I’m a tech interested guy. I’ve touched SQL once or twice, but wasn’t able to really make sense of it. That combined with not having a practical use leaves SQL as largely a black box in my mind (though I am somewhat familiar with technical concepts in databasing).
With that, I keep seeing [pic related] as proof that Elon Musk doesn’t understand SQL.
Can someone give me a technical explanation for how one would come to that conclusion? I’d love if you could pass technical documentation for that.
SSNs being duplicated would be entirely expected depending upon the table’s purpose. There are many forms of normalization in database tables.

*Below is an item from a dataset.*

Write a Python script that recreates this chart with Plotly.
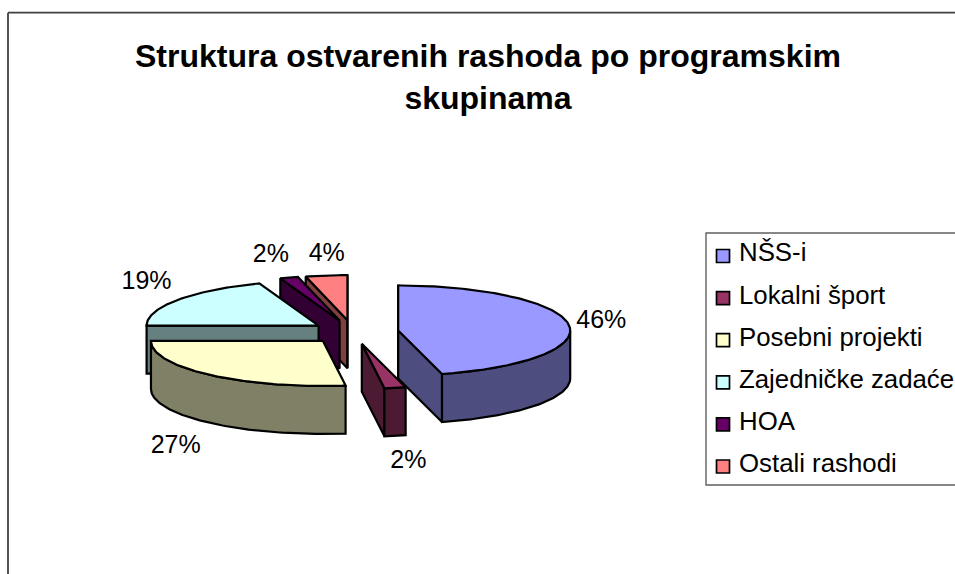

I mean just think about this a little bit, if the purpose is transactions or something and each row has a SSN reference in it for some reason, you’d have a duplicate SSN per transaction row.
A tiny bit of learning SQL and you could easily see transactional totals grouped by SSN (using, get this, a group by clause). This shit is all 100% normal depending upon the normalization level of the schema. There are even – almost obviously – tradeoffs between fully normalizing data and being able to access it quickly. If I centralize the identities together and then always only put the reference id in a transactional table, every query that needs that information has to go join to it and the table can quickly become a dependency knot.
There was a “member” table for instance in an IBM WebSphere schema that used to cause all kinds of problems, because every single record was technically a “member” so everything in the whole system had to join to it to do anything useful.